寝る会社が勝つ!?

勤務間インターバル制度」を知っていますか?勤務と勤務の間の時間をきちんと空け、働く人が自分の時間や十分な睡眠をとれるようにするものです。

ヨーロッパでは11時間以上のインターバルが義務化されています。一方、日本では導入している企業はまだ5%以下にとどまっています。

労働時間を減らすだけでなく、社員の睡眠確保に取り組む企業を取材しました。

閉店早めたすしチェーン 従業員に11時間以上休息を

首都圏を中心に93店舗を展開する、すしチェーン「銚子丸」は5月から、全店舗で閉店時間を夜10時から9時に1時間早めました。従業員に11時間以上休んでもらうためです。

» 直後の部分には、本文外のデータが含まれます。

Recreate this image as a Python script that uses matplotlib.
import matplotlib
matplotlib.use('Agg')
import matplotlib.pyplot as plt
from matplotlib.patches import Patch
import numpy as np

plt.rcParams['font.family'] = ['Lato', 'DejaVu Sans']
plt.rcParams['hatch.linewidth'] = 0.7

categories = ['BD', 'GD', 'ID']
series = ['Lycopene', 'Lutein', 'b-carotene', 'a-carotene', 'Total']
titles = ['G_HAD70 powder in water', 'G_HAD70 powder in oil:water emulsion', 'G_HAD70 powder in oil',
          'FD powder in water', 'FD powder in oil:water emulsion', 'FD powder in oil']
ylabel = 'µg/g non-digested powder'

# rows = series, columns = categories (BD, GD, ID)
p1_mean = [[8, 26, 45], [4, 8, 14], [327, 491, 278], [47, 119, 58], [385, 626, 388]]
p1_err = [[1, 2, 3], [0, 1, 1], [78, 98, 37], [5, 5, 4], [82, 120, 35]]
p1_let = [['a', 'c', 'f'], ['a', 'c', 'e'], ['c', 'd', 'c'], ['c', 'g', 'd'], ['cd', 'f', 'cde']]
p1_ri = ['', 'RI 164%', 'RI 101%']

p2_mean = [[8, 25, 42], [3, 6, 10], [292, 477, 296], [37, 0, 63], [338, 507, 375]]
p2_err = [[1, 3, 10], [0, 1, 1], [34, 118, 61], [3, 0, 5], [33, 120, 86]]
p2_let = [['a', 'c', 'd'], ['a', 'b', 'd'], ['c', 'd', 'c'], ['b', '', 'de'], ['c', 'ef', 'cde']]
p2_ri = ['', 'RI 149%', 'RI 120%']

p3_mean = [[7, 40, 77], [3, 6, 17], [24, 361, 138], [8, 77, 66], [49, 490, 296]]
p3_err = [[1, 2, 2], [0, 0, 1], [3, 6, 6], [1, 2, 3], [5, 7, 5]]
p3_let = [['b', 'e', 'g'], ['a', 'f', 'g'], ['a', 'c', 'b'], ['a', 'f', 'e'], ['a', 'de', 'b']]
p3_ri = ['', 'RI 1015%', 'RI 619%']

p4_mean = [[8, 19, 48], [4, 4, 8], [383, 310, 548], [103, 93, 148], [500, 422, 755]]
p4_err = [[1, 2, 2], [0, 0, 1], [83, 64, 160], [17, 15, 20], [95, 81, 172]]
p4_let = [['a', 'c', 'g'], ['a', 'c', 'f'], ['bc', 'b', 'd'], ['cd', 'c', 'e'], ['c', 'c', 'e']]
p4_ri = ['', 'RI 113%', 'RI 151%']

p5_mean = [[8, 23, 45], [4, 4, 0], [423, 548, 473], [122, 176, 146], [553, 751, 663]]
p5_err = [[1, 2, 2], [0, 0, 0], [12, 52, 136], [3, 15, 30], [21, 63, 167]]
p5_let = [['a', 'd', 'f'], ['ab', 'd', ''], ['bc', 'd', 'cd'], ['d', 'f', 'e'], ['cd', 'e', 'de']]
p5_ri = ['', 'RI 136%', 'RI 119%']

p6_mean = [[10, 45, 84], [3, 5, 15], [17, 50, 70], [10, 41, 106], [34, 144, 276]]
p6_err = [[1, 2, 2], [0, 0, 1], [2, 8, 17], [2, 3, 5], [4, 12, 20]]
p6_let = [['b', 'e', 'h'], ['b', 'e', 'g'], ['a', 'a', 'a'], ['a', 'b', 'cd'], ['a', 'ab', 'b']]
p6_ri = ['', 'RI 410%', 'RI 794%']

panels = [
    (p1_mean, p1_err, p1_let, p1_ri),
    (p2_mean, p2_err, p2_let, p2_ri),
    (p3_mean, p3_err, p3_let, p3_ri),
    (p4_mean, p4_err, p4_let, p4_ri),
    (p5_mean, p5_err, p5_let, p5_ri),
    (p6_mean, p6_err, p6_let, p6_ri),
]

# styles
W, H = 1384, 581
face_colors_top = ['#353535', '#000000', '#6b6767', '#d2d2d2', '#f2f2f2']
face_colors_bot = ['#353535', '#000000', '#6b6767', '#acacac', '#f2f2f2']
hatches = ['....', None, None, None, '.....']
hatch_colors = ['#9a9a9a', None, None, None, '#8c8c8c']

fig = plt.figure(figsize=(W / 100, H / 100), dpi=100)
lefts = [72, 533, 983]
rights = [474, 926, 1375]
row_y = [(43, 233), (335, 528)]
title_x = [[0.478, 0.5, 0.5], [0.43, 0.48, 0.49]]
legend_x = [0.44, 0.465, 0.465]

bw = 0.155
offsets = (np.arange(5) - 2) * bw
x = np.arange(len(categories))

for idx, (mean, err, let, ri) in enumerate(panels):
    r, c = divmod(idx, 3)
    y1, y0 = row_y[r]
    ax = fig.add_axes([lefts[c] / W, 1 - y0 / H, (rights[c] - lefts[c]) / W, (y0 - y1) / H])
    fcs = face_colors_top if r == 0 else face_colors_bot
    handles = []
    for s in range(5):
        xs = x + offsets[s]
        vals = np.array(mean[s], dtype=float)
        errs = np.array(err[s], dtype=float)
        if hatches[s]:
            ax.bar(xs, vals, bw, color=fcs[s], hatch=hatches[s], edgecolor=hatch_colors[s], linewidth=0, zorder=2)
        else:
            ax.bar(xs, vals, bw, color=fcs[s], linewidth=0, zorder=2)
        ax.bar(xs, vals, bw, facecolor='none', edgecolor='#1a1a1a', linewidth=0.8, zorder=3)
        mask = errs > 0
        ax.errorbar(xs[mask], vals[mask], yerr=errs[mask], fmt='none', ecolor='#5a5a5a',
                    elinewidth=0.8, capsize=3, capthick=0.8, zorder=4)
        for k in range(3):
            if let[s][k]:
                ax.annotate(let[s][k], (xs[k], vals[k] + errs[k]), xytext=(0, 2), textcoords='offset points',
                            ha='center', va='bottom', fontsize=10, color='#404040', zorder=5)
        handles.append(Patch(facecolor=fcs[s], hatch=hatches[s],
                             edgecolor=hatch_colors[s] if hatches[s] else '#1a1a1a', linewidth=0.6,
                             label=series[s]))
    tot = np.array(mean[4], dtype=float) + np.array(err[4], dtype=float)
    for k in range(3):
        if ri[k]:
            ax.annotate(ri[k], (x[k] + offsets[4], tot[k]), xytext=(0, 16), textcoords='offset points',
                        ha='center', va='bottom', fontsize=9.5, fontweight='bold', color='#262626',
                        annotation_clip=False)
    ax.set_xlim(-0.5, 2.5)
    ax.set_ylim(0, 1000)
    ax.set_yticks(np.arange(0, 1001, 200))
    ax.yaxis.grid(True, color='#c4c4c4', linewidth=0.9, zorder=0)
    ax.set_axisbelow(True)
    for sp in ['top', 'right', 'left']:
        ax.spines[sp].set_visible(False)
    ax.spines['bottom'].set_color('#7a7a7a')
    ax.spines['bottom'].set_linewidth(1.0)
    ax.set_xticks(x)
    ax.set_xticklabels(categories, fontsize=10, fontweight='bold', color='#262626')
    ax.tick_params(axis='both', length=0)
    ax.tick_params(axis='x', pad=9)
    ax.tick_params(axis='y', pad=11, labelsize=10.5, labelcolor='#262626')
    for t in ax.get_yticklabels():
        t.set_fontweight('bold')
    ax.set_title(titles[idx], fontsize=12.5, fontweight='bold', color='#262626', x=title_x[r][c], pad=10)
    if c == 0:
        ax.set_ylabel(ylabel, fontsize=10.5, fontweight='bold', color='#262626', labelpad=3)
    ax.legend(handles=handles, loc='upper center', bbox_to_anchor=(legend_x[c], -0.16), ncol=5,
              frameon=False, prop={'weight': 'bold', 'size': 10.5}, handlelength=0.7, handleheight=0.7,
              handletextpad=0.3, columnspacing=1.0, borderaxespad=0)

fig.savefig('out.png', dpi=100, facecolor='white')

入社17年目の笹川尭彦さんは「昔は正直言って気合いと根性。『睡眠時間さえ削ればいいでしょ』みたいな。昔と比べたら全然変わっている」と話します。

従業員は今では8時間前後の睡眠を確保できるようになり、リフレッシュして働くことができているといいます。

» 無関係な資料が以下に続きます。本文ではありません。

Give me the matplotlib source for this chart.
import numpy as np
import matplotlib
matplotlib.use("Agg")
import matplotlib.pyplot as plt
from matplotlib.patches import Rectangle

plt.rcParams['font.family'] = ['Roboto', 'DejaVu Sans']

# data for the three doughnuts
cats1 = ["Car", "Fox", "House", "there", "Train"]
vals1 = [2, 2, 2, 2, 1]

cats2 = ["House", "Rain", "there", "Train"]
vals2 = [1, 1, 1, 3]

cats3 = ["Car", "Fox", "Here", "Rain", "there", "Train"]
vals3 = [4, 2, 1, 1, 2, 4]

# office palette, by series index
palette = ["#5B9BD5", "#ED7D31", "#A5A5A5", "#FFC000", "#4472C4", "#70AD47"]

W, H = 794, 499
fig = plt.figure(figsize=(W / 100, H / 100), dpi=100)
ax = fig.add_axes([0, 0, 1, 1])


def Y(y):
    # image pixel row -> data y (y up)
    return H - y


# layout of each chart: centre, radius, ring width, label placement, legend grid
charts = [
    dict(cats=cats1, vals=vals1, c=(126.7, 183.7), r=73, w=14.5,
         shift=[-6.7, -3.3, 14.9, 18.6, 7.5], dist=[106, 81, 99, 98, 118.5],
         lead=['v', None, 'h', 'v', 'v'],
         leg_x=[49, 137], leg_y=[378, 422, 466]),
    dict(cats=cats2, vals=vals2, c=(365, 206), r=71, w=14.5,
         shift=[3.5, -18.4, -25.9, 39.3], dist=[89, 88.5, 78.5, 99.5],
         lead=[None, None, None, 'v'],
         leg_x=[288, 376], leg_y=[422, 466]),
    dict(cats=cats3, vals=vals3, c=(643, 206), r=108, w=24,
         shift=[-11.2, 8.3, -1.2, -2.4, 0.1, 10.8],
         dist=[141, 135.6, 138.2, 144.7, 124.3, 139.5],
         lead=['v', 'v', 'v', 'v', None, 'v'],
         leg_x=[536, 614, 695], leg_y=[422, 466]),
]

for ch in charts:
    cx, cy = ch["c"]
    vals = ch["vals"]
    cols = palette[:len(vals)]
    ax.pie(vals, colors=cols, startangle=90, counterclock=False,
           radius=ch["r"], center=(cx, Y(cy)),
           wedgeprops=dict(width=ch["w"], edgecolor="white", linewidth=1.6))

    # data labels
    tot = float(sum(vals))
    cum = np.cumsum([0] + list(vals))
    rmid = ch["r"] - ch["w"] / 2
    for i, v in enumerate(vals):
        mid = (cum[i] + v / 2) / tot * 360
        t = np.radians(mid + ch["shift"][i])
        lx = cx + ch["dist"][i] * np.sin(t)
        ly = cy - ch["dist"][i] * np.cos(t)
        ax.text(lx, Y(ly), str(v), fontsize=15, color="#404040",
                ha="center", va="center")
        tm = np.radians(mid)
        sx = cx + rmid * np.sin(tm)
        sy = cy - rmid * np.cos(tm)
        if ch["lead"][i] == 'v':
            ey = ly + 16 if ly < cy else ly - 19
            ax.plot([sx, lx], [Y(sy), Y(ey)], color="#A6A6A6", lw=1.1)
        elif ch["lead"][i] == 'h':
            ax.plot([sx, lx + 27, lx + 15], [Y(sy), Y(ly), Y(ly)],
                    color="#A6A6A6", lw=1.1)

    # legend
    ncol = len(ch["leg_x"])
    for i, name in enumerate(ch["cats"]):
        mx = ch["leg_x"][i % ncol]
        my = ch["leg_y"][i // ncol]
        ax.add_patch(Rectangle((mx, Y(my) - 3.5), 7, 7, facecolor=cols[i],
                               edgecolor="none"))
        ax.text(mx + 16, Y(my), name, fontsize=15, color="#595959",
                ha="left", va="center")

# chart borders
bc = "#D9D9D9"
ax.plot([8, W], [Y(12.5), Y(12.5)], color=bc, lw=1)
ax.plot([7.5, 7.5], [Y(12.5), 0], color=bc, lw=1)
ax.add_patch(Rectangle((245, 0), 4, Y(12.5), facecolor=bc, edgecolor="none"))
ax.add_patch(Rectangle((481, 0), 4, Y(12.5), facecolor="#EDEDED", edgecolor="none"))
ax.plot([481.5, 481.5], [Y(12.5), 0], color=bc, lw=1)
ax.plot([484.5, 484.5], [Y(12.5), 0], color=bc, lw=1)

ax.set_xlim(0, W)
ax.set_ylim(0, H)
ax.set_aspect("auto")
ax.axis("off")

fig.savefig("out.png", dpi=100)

客の男性も「雰囲気はいいと思う。みんなすごく頑張っている」と話していました。

睡眠を確保するために会社が行ったのは、閉店を早めることだけではありません。

千葉市にある本部では3000人の従業員の勤務を毎日確認しています。予定のシフトより長く働いたケースについては、管理部の担当者が「実際の勤務が夜10時すぎになっていたが、当初の予定と変わったことがあったのか」などとすぐに店舗に確認。原因を探ります。

生産性向上へ 動画で修行も

会社では、勤務時間の中で修行できる仕組みも考えました。

2022年に入社した新人の加藤晏梨さんが勤務時間中に見ているのは、魚のさばき方の動画です。会社が調理や接客などのポイントをまとめた動画を作ったのです。

従業員は動画で予習をして、分からないところだけ先輩に聞きます。加藤さんは「難しいです。本当に」と話しながらも丁寧に魚をさばいていました。

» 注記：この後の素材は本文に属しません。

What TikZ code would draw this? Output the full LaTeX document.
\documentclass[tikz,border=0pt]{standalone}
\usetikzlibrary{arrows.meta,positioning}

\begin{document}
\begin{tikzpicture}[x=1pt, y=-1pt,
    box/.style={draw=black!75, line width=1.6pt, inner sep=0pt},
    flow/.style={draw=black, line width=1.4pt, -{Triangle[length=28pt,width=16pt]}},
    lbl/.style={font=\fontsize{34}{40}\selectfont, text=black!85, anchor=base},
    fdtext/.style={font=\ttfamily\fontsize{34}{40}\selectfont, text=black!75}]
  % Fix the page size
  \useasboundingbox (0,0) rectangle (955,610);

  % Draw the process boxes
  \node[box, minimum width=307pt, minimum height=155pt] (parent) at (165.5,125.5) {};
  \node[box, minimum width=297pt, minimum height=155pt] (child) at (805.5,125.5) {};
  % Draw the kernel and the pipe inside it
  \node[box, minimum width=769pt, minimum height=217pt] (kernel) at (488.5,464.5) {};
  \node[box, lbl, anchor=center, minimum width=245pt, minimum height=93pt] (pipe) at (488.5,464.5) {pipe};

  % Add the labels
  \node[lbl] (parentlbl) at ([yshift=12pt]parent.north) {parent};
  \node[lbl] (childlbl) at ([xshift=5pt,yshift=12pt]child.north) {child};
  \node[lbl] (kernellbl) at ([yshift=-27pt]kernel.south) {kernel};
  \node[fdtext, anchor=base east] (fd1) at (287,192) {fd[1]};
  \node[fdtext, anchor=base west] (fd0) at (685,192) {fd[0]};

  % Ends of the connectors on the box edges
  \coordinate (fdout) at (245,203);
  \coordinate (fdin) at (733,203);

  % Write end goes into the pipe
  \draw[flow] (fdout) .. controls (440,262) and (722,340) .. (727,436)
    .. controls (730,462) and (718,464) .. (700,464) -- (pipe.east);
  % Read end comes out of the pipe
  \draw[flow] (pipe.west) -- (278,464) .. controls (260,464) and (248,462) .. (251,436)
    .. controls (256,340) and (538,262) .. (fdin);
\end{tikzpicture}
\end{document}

会社では閉店を早めたことで働き方にメリハリができ、パフォーマンスが向上。労働時間1時間当たりの売り上げが10%増えました。

すしチェーン 石田満 社長
「生産性が向上した。早く帰れる、ゆっくり休めることは大事。本当にそう思う」

睡眠は「成長のカギ」「業績向上に直結」

100社以上に睡眠改善に特化した支援をしてきた東京のベンチャー企業「ニューロスペース」は、「従業員の睡眠こそが成長のカギ」と捉える企業が増えてきたと感じています。

この会社はウエアラブル端末を貸し出して、従業員の睡眠データを得ています。その結果、「特に働き盛りの年齢層が『起きるのがつらい』『疲れがとれない』『寝つけない』などの悩みで困っている」といいます。

得られたデータは個人が特定できない形で企業に提供し、年齢層や部署ごとの働き方を考える指標にしてもらっています。

ベンチャー企業 小林孝徳 社長
「睡眠時間を確保できる。そういう会社こそこれからどんどん成長していく、持続的に発展する、サステナブルな会社になっていくんじゃないか」

数々の企業で働き方改革を進めてきた「ワーク・ライフバランス」代表の小室淑恵さんは、「睡眠に着目する企業は離職率も低下している。睡眠は業績向上に直結する経営戦略だと企業に捉えてほしい」と話しています。こうした取り組みの広がりに期待したいと思います。